Während das Finanzamt den Vorsteuerabzug der oHG verneinte, da nicht die Gesellschaft, sondern alleine C Leistungsempfänger sei – so noch die Regelung des alten Beratungsvertrags –, bejahte zwar das FG den Vorsteuerabzug bei der oHG, nahm aber in gleicher Höhe Umsatzsteuer aus der Leistung "Weitergabe der Beratungsleistung" an C an. Gegenleistung sei der Gewinnverzicht gewesen.
Entscheidung
Der BFH verneint einen Leistungsaustausch zwischen der oHG und dem Gesellschafter C mangels Leistung. Hierzu hätte es nur dann kommen können, wenn der Gesellschafter C als Endverbraucher die Beratungsleistung von seiner Gesellschaft zugewendet bekommen hätte. Hiervon könne aber nur ausgegangen werden, wenn neben den verfolgten unternehmerischen Zwecken für die oHG auch noch private Zwecke des C mit dieser Beratung hätte verfolgt werden können.
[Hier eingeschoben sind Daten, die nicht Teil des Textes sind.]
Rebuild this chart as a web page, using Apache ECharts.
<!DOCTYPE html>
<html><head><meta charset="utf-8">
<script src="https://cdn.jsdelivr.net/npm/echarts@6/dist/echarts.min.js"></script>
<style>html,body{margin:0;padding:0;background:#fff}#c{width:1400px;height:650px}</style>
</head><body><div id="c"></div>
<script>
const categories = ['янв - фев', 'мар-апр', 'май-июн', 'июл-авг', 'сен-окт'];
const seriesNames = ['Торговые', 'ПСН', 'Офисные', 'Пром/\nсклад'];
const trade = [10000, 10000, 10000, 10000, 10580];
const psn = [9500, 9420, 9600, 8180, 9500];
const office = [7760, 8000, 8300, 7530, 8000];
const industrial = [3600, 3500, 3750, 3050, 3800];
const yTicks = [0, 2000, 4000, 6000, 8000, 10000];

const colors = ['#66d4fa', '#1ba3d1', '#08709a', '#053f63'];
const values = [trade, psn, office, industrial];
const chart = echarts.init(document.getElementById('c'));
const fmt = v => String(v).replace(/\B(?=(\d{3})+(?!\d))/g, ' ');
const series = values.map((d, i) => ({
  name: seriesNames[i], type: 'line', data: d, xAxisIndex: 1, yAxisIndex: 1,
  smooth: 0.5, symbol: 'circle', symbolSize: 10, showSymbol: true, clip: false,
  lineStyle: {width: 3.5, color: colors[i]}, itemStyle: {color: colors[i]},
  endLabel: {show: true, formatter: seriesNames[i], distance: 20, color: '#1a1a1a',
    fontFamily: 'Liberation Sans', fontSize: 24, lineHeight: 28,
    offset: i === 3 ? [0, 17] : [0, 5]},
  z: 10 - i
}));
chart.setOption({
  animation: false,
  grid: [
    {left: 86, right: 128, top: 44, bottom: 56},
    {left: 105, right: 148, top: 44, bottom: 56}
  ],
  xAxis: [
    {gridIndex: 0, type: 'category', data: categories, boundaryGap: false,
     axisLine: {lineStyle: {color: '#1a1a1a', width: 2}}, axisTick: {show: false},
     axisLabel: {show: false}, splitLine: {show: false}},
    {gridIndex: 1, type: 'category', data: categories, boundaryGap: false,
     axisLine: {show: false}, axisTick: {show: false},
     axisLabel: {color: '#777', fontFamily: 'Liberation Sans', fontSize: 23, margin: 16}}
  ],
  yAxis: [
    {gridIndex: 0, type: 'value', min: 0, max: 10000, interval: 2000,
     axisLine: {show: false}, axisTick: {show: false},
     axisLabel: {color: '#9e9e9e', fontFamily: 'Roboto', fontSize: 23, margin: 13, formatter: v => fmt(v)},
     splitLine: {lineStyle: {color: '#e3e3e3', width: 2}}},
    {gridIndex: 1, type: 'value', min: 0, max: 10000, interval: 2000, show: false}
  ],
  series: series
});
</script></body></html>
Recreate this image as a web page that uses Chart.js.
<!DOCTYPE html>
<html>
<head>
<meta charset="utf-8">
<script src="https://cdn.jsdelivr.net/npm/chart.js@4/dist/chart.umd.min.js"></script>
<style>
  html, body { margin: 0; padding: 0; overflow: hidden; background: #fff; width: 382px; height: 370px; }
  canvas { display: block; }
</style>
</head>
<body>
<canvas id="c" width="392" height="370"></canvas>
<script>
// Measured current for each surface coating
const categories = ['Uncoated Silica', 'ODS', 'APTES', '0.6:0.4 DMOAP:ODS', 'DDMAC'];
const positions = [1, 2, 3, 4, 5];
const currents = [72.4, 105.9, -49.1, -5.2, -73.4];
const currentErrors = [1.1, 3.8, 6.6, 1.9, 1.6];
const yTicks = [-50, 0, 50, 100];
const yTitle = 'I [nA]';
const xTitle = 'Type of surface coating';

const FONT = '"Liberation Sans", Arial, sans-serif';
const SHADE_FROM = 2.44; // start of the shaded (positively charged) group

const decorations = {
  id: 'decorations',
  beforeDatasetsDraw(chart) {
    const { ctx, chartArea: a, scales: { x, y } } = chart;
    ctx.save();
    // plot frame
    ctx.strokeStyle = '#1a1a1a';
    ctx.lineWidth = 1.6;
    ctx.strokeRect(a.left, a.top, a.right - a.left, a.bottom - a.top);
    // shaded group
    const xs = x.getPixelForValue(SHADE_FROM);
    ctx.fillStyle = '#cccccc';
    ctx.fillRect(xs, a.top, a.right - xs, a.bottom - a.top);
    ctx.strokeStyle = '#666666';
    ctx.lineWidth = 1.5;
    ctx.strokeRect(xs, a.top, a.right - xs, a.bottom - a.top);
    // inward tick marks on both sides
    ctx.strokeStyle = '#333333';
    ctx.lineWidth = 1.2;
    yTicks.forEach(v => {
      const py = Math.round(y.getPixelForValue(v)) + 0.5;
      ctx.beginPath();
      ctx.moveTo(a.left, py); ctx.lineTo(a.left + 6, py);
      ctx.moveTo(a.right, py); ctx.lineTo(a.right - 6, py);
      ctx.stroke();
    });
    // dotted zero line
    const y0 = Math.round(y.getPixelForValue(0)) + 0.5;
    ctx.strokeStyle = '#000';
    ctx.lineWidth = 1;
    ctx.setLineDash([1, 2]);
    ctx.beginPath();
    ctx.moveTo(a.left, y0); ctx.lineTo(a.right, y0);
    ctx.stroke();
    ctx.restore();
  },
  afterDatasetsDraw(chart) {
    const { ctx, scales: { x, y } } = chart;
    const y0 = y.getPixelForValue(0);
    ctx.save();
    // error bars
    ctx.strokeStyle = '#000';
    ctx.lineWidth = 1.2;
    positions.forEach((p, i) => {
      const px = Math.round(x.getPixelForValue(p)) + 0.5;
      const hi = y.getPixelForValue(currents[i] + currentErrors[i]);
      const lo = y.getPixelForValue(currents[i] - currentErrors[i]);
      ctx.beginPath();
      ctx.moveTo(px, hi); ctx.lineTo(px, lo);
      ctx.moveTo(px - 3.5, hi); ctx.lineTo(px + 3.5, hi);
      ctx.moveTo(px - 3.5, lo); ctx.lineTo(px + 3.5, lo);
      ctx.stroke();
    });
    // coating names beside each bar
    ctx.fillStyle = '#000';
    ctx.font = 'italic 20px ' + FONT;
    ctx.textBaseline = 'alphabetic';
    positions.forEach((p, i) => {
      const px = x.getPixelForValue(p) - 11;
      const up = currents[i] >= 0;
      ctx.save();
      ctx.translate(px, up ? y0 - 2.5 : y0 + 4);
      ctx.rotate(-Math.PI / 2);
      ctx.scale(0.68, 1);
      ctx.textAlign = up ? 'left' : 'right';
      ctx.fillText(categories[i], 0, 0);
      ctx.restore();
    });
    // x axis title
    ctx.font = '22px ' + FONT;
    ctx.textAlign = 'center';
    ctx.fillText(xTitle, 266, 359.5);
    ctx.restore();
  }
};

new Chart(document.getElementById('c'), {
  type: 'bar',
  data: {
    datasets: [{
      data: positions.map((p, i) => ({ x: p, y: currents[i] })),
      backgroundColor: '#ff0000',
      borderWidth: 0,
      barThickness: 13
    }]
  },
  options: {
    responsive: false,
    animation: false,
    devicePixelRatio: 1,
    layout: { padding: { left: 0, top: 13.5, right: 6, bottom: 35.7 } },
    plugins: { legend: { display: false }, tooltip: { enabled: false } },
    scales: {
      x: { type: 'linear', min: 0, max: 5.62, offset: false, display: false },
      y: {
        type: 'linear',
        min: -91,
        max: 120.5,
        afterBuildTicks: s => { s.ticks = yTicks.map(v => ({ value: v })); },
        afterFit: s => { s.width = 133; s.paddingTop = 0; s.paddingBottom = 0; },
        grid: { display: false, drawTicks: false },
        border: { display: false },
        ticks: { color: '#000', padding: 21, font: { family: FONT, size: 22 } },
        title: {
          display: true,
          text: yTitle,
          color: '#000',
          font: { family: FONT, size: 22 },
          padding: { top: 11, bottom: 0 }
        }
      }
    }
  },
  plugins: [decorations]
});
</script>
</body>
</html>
Mangels Leistung brauchte der BFH auf die Frage einer Gegenleistung infolge Gewinnverzichts nicht mehr eingehen.
Hinweis
In der Umsatzsteuer ist auch die Personenvereinigung unternehmerrechtsfähig. Folglich kann die Gesellschaft mit ihren Gesellschaftern auch in eine Leistungsbeziehung treten. Leistungen des Gesellschafters an seine Gesellschaft sind nach allgemeiner Auffassung dann steuerbar, wenn der Gesellschafter für seine Leistung ein sog. Sonderentgelt erhält, die Leistung also nicht durch seine Beteiligung am Gewinn und Verlust abgegolten wird. Im umgekehrten Fall liegt ein Leistungsaustausch zwischen der Gesellschaft und ihrem Gesellschafter dann vor, wenn dem Gesellschafter ein wirtschaftlicher Vorteil zugewendet wird. Die hiermit zusammenhängende Frage ist immer dann von Bedeutung, wenn die von der Gesellschaft empfangene Leistung unmittelbar dem Gesellschafter nutzt.
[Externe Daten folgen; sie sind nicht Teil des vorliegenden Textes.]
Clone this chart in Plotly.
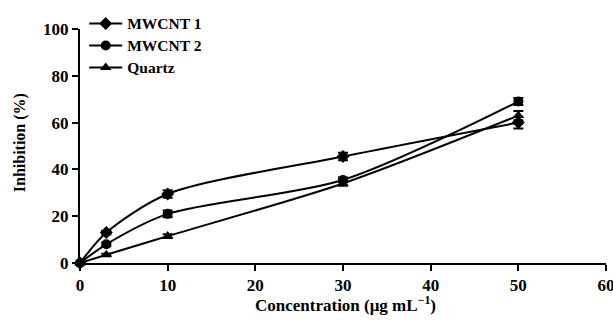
import plotly.graph_objects as go

conc = [0, 3, 10, 30, 50]
mwcnt1 = [0, 13, 29.5, 45.5, 60]
mwcnt1_err = [0, 0.8, 1.6, 1.6, 2.5]
mwcnt2 = [0, 8, 21, 35.5, 69]
mwcnt2_err = [0, 0.8, 1.4, 1.0, 1.5]
quartz = [0, 3.5, 11.5, 34, 63]
quartz_err = [0, 0.5, 0.8, 1.0, 2.0]

x_ticks = [0, 10, 20, 30, 40, 50, 60]
y_ticks = [0, 20, 40, 60, 80, 100]

names = ["MWCNT 1", "MWCNT 2", "Quartz"]
symbols = ["diamond", "circle", "triangle-up"]
series = [(mwcnt1, mwcnt1_err), (mwcnt2, mwcnt2_err), (quartz, quartz_err)]
legend_ids = ["legend", "legend2", "legend3"]
legend_y = [1.022, 0.928, 0.834]

FAM = "Liberation Serif, Times New Roman, serif"

fig = go.Figure()
for name, sym, (vals, err), lid in zip(names, symbols, series, legend_ids):
    fig.add_trace(go.Scatter(
        x=conc, y=vals, name="<b>" + name + "</b>", mode="lines+markers",
        line=dict(color="black", width=2, shape="spline", smoothing=0.8),
        marker=dict(symbol=sym, size=10, color="black"),
        error_y=dict(type="data", array=err, color="black", thickness=2, width=5),
        cliponaxis=False, legend=lid,
    ))

leg_common = dict(x=0.008, xanchor="left", yanchor="middle", bgcolor="rgba(0,0,0,0)",
                  font=dict(size=15.5, family=FAM, color="black"), itemwidth=33)
legends = {}
for lid, ly in zip(legend_ids, legend_y):
    legends[lid] = dict(leg_common, y=ly)

fig.update_layout(
    width=613, height=326,
    margin=dict(l=80, r=7, t=21, b=63),
    paper_bgcolor="white", plot_bgcolor="white",
    font=dict(family=FAM, color="black", size=17),
    showlegend=True,
    **legends,
    xaxis=dict(range=[0, 60], tickvals=x_ticks,
               ticktext=["<b>%d</b>" % v for v in x_ticks],
               showline=True, linecolor="black", linewidth=2,
               ticks="outside", ticklen=6, tickwidth=2, tickcolor="black",
               showgrid=False, zeroline=False, automargin=False,
               ticklabeloverflow="allow",
               tickfont=dict(size=17)),
    yaxis=dict(range=[0, 100], tickvals=y_ticks,
               ticktext=["<b>%d</b>" % v for v in y_ticks],
               showline=True, linecolor="black", linewidth=2,
               ticks="outside", ticklen=6, tickwidth=2, tickcolor="black",
               showgrid=False, zeroline=False, automargin=False,
               ticklabeloverflow="allow",
               tickfont=dict(size=17)),
    annotations=[
        dict(text="<b>Concentration (μg mL<sup>−1</sup>)</b>", xref="paper", yref="paper",
             x=0.504, y=-0.174, xanchor="center", yanchor="middle", showarrow=False,
             font=dict(size=17, family=FAM, color="black")),
        dict(text="<b>Inhibition (%)</b>", xref="paper", yref="paper",
             x=-0.114, y=0.512, xanchor="center", yanchor="middle", textangle=-90, showarrow=False,
             font=dict(size=16, family=FAM, color="black")),
    ],
)
fig.write_html("out.html", config={"displayModeBar": False},
               post_script="document.body.style.margin='0';")
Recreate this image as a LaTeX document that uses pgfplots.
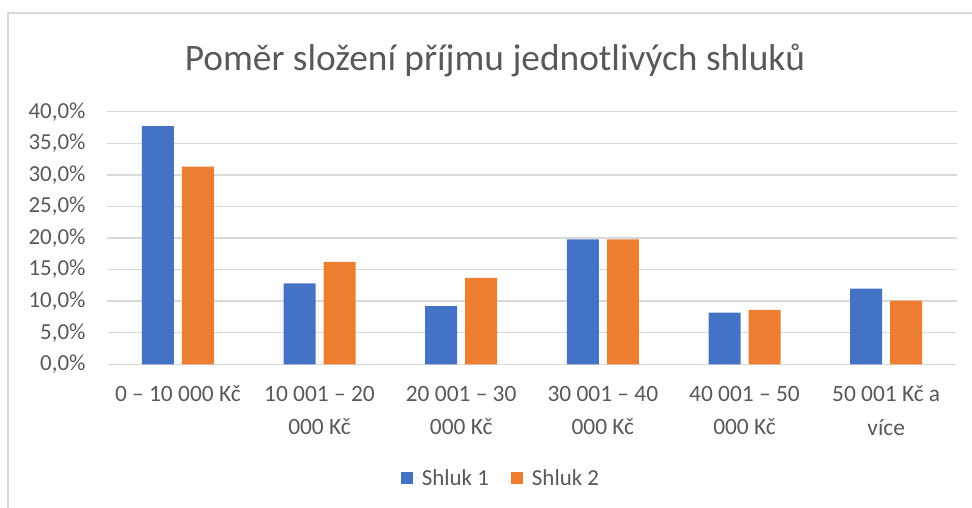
\documentclass[border=0pt]{standalone}
\usepackage{pgfplots}
\pgfplotsset{compat=1.18}
\usepackage{fontspec}
\setmainfont{Carlito}
\definecolor{txt}{RGB}{89,89,89}
\definecolor{gridc}{RGB}{217,217,217}
\definecolor{blue1}{RGB}{68,114,196}
\definecolor{orange1}{RGB}{237,125,49}
\begin{document}
\begin{tikzpicture}
\useasboundingbox (0,0) rectangle (972bp,508bp);
\fill[white] (0,0) rectangle (972bp,508bp);
\draw[gridc, line width=1.5bp] (8bp,0) -- (8bp,495bp) -- (972bp,495bp);
\node[text=txt, font=\fontsize{37.5}{42}\selectfont] at (495bp,448bp) {Poměr složení příjmu jednotlivých shluků};
\begin{axis}[
  at={(107bp,143.7bp)}, anchor=south west,
  scale only axis, width=850bp, height=252.6bp,
  ybar, bar width=32bp,
  ymin=0, ymax=40,
  xmin=-0.5, xmax=5.5,
  xtick={0,1,2,3,4,5},
  xticklabels={0 – 10 000 Kč, {10 001 – 20\\000 Kč}, {20 001 – 30\\000 Kč}, {30 001 – 40\\000 Kč}, {40 001 – 50\\000 Kč}, {50 001 Kč a\\více}},
  xticklabel style={align=center, text=txt, font=\fontsize{23.5}{33.5}\selectfont, anchor=north, yshift=-18bp},
  ytick={0,5,...,40},
  yticklabels={{0,0\%},{5,0\%},{10,0\%},{15,0\%},{20,0\%},{25,0\%},{30,0\%},{35,0\%},{40,0\%}},
  yticklabel style={text=txt, font=\fontsize{23}{26}\selectfont, anchor=east, xshift=-18bp},
  major tick length=0pt,
  ymajorgrids, grid style={gridc, line width=1.5bp},
  axis line style={draw=none},
  axis x line*=bottom,
  legend columns=2,
  legend style={at={(0.4635,-0.450)}, anchor=center, draw=none, fill=none,
    font=\fontsize{23}{26}\selectfont, text=txt,
    /tikz/every even column/.append style={column sep=20bp}},
  legend image code/.code={\fill[#1] (0bp,-6bp) rectangle (12bp,6bp); \path (0bp,0bp) -- (19bp,0bp);},
]
\addplot[fill=blue1, draw=none, bar shift=-20bp] coordinates {(0,37.7) (1,12.8) (2,9.2) (3,19.8) (4,8.2) (5,12.0)};
\addplot[fill=orange1, draw=none, bar shift=20bp] coordinates {(0,31.3) (1,16.2) (2,13.7) (3,19.8) (4,8.6) (5,10.1)};
\legend{Shluk 1, Shluk 2}
\end{axis}
\end{tikzpicture}
\end{document}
Der vorliegende Fall hatte daher die Frage zu klären, ob eine Beratungsleistung, die eigentlich den Gesellschafter erst in die Lage versetzen sollte, unternehmerisch tätig sein zu können, von der Gesellschaft an ihn weiter geleistet worden ist. Zu Recht hat der BFH unter Beachtung des Charakters der Umsatzsteuer als allgemeiner Endverbrauchersteuer zunächst den Gesellschafter als für die Gesellschaft handelndes Organ gesehen. Folglich dient die Leistung zunächst dem unternehmerischen Zweck der Gesellschaft. Nur wenn darüber hinaus der Gesellschafter auch noch einen privaten Zweck mit dieser Beratungsleistung verfolgt, kann davon gesprochen werden, dass er als Endverbraucher von seiner Gesellschaft diese Leistung weitergereicht bekommen hat.
Der Vorsteuerabzug aus der Beratungsleistung musste daher konsequenterweise bei der oHG ungeschmälert verbleiben. Offen geblieben ist dagegen, ob der vereinbarte Gewinnverzicht Gegenleistung sein kann.